Interview with Lidija Balaz, Psychologist, Psych Perceptions
Extract: MHF Life, 2nd Edition, 2019
Publishing Partner: Access News
SEEKING support after witnessing a cardiac arrest or similar traumatic incident is vital to ongoing wellbeing, according to psychologist Lidija Balaz.
Ms Balaz runs a private practice but has teamed up with the Michael Hughes Foundation to stress the importance of debriefing after being on the scene of a heart episode.
“I have worked with people who have been at critical incidents and it is essential they receive some support in the aftermath,” she said.
“The first port of call is to talk the incident over with someone.
“Often if a number of people are involved as witnesses, for example in an office environment, the workplace will organise a debrief through its employee assistance or similar program.

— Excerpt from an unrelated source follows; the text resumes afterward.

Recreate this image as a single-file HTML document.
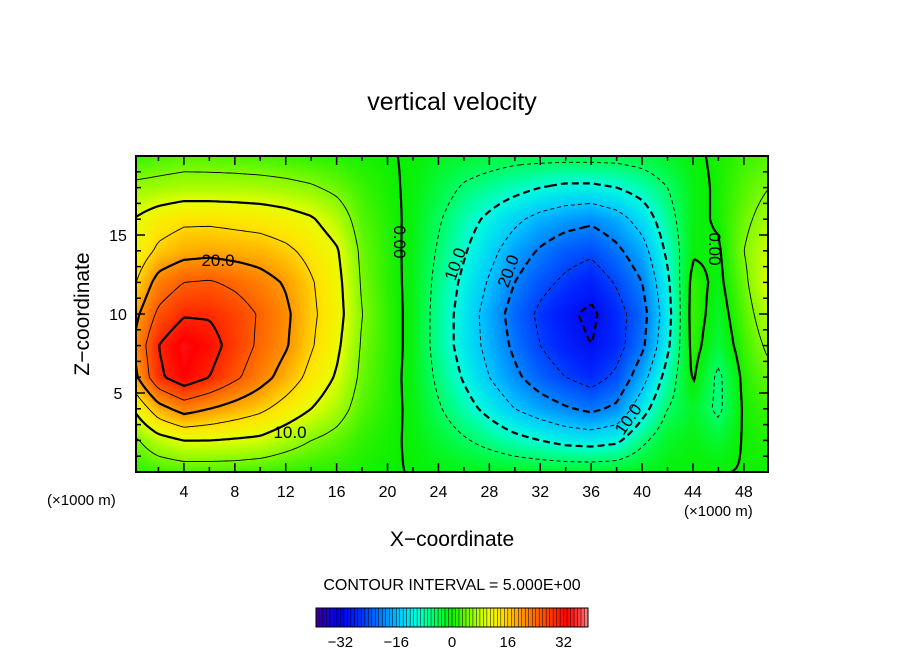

“These are usually done in either small groups or individually and can be a great help in the crisis prevention process.
“But they shouldn’t be used as therapy. A lot of people are concerned about what to expect if they go to a debrief or even talk about the incident they witnessed.
“The whole purpose of the debrief is to normalise the experience.
“Many people experience similar symptoms following such an incident.
“Physical symptoms can range from fatigue and sleeplessness to nightmares, restlessness, headaches and nausea.
“And these experiences can also trigger cognitive reactions, leading to intrusive thoughts, confusion, trouble concentrating, flashbacks, feeling emotionally numb and detached, fear of revisiting the scene of the trauma, depression and guilt – that’s a big one.
People who withdraw
“Many people choose to withdraw but that is counter-productive.
“The impact can hit people at different times; some people have an immediate emotional reaction, with others it can take days or even weeks to surface.
“Even if you feel you don’t need a debrief in the moment, you will be armed with information you can use when you need it.”
Ms Balaz said debriefs could be held from 24 hours to two weeks after the event, depending on the impact it has had.
“Situations vary from individual to individual,” she said.
“Some people might be dealing with other issues in their lives and the trauma becomes the straw that broke the camel’s back.”
Those who experience an incident outside a group environment (for example, if you see someone have a cardiac arrest on the footpath or another public place) will not have the benefit of an organised debrief.
“The best thing people in this situation can do is talk to someone ,” Ms Balaz said.
“It doesn’t have to be a professional – tell family and friends what you saw and how it affected you.
“Retelling helps order information in your mind; creating a beginning, middle and end is really helpful in packing away that experience and processing it.
“Talk to a GP if symptoms of stress continue – you can also get help from community health centres or Lifeline, who can refer you on to a health professional if they think it would be helpful.
“Not everyone will need professional support; some people can bounce back without it – but I would encourage anyone in this situation to recognise they have been through a distressing, scary experience.
“It can TAKE three-four weeks for people to recover; in the first week or two reactions will be intense and that is normal.
“Try not to get frustrated with yourself.
“Don’t use drugs and alcohol to cope; that tends to make things worse.
“Try not to make any big life decisions and return to your normal routine as soon as possible.
“Stay busy but give yourself time to rest.”